Le Toni Musulin
campé par François Cluzet est un homme taciturne, un
taiseux pas souriant, gonflé de principes, un gars qui n'aime
pas que les choses ne soient pas comme il aimerait qu'elles soient.
Son rapport à l'argent n'est pas tout à fait simple.
Il déteste Gainsbourg parce que celui-ci, un jour, a brûlé
un billet de banque et que "ça ne se fait pas", il
vit chez sa compagne et ne participe pas aux dépenses du couple
mais (donc ?) il est capable de s'acheter une Ferrari dans une vente
aux enchères.
Il n'est pas très aimable, le bougre. Il n'est pas le râleur
sympathique tendance Bacri, ni l'ours charismatique tendance Gourmet...
Il n'a pas beaucoup d'amis, à vrai dire un seul, mais peut-on
appeler un ami avec qui il a un rapport de domination évident
? Il n'aime pas se faire emmerder, il parvient donc, en apparence,
à se blinder face aux tracasseries de la vie, parfois à
esquiver les inopportuns et lorsque ni le blindage ni l'esquive n'ont
été efficaces, il semble prêt à mordre,
à tout envoyer en l'air.

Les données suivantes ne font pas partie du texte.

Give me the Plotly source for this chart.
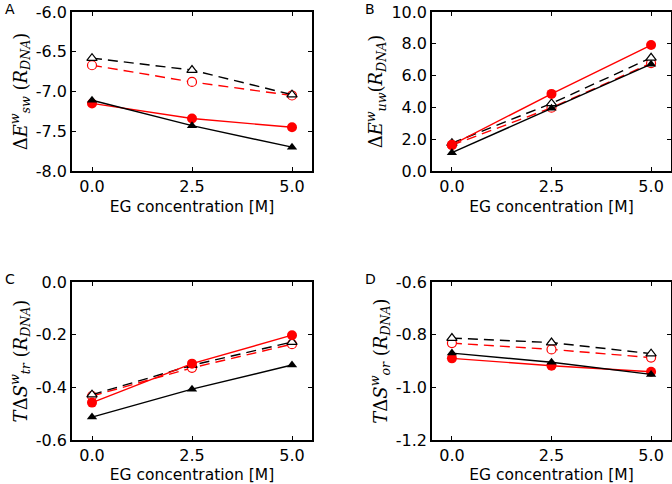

Sauf que dans la réalité,
face à ce qui le dérange ou qui le détourne de
sa routine, il se retrouve étrangement décontenancé,
déstabilisé. Ses repères perdus, il a beaucoup
de mal à garder son apparence inébranlable. Un faux
dur ? Un homme qui au fond ne sait pas où il en est ? Un mystère
pour les autres et pour lui-même ? François Cluzet est
tout simplement fabuleux dans ce rôle, il parvient à
nous faire sentir la force apparente et la grande fragilité
intérieure, en jouant entre autres sur sa voix qui parfois
se brise et avec sa démarche terrienne, les pieds bien collés
au sol mais le regard qui se perd, au détour d'un mot qui semble
le défaire.
Le film est d'abord cela, le portrait d'un homme renfermé,
antipathique mais pas complètement : son côté
réfractaire à l'autorité nous le rend touchant,
on pourrait presque y trouver des motifs d'identification.

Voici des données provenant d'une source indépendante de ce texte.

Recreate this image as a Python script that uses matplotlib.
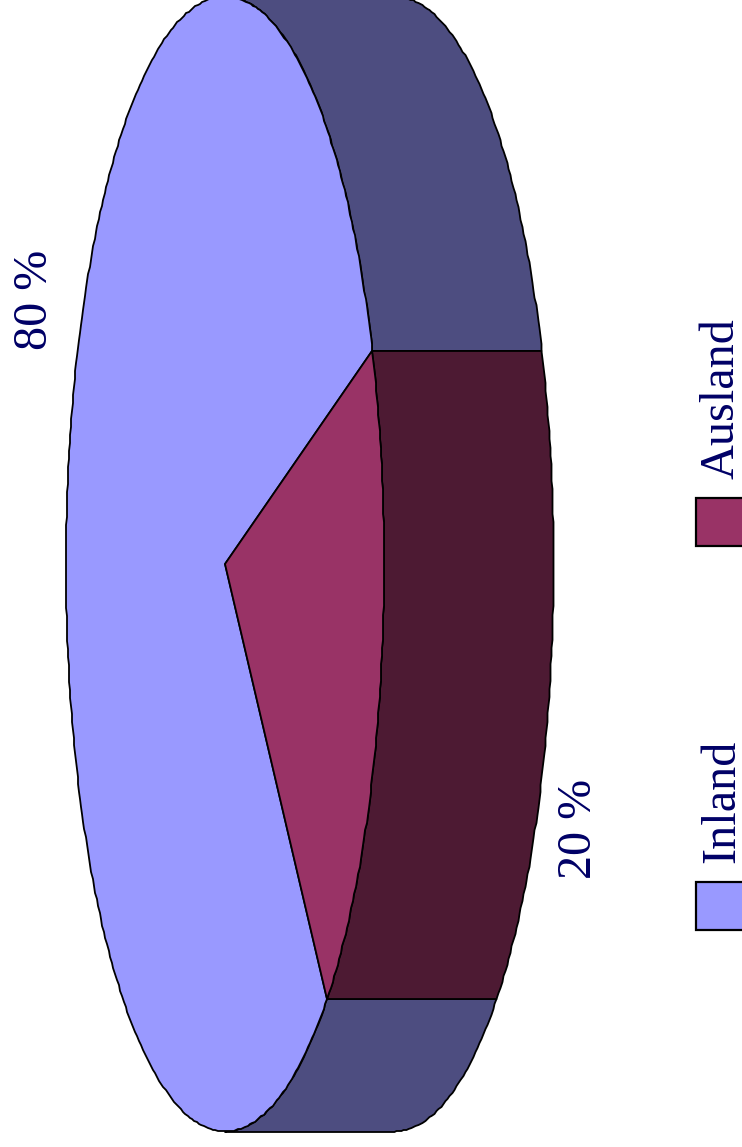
import numpy as np
import matplotlib
matplotlib.use("Agg")
import matplotlib.pyplot as plt
from matplotlib.patches import Polygon, Rectangle

categories = ["Inland", "Ausland"]
shares = [80, 20]
share_labels = ["80 %", "20 %"]
top_colors = ["#9999FF", "#993366"]
side_colors = ["#4D4D80", "#4D1A33"]
text_color = "#000066"

W, H = 742, 1147
fig = plt.figure(figsize=(W / 100, H / 100), dpi=100, facecolor="white")
ax = fig.add_axes([0, 0, 1, 1])
ax.set_xlim(0, W)
ax.set_ylim(H, 0)
ax.axis("off")

# Pie geometry: tilted disc turned on its side, with the rim extruded to the right
cx, cy = 225.0, 564.0
rx, ry = 159.0, 567.5
depth = 169.5
start = -22.0  # degrees, where the smaller slice begins


def rim(a0, a1):
    # Coarse outline snapped to whole pixels, which gives the rim its slight ripple
    n = max(int(abs(a1 - a0) * 1.2), 8)
    t = np.radians(np.linspace(a0, a1, n))
    return np.round(np.column_stack([cx + rx * np.cos(t), cy + ry * np.sin(t)]))


# Angular span of the smaller slice
span_small = 360.0 * shares[1] / sum(shares)
end = start + span_small

EDGE = dict(edgecolor="black", linewidth=1.3, joinstyle="round")

# Rim of Inland: visible on both sides of the smaller slice
for a0, a1 in [(-90, start), (end, 90)]:
    pts = rim(a0, a1)
    off = pts + [depth, 0]
    ax.add_patch(Polygon(np.vstack([pts, off[::-1]]), closed=True,
                         facecolor=side_colors[0], zorder=1, **EDGE))

# Rim of Ausland
pts = rim(start, end)
off = pts + [depth, 0]
ax.add_patch(Polygon(np.vstack([pts, off[::-1]]), closed=True,
                     facecolor=side_colors[1], zorder=2, **EDGE))

# Top faces
centre = np.array([[cx, cy]])
ax.add_patch(Polygon(np.vstack([centre, rim(end, start + 360)]), closed=True,
                     facecolor=top_colors[0], zorder=3, **EDGE))
ax.add_patch(Polygon(np.vstack([centre, rim(start, end)]), closed=True,
                     facecolor=top_colors[1], zorder=3, **EDGE))

# Value labels and legend, all turned a quarter turn
font = dict(family="Liberation Serif", color=text_color, rotation=90,
            ha="center", va="center", fontsize=34.7)
ax.text(35, 300, share_labels[0], zorder=5, **font)
ax.text(579, 829, share_labels[1], zorder=5, **font)

for name, color, box_y, text_y in zip(categories, top_colors, [882, 498], [801, 398.5]):
    ax.add_patch(Rectangle((696, box_y), 80, 48, facecolor=color,
                           edgecolor="black", linewidth=1.6, zorder=4))
    ax.text(722, text_y, name, zorder=5, **font)

fig.savefig("out.png", dpi=100, facecolor="white")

Puis il y a le casse, sans violence, sans arme, sans crissement de
pneus... Même s'il y a bien une certaine tension, une légère
inquiétude (les faits sont tout de même trop récents
pour qu'on ait pu oublier, il n'y a pas de véritable suspense),
ce qui retient l'attention, nous scotche à l'écran,
c'est toujours et encore cet homme, qui ne donne pas d'explications,
dont les agissements posent bien plus de questions qu'ils n'apportent
de réponses sur le passage à l'acte. Les autres acteurs,
Bouli Lanners et Corinne Masiero, sont à l'unisson, ils font
croire à la simplicité de leurs personnages. Au final,
à partir d'un sujet pas tout à fait passionnant, Philippe
Godeau a réalisé un film vraiment intéressant,
bien plus profond que la simple mise en images d'un fait divers.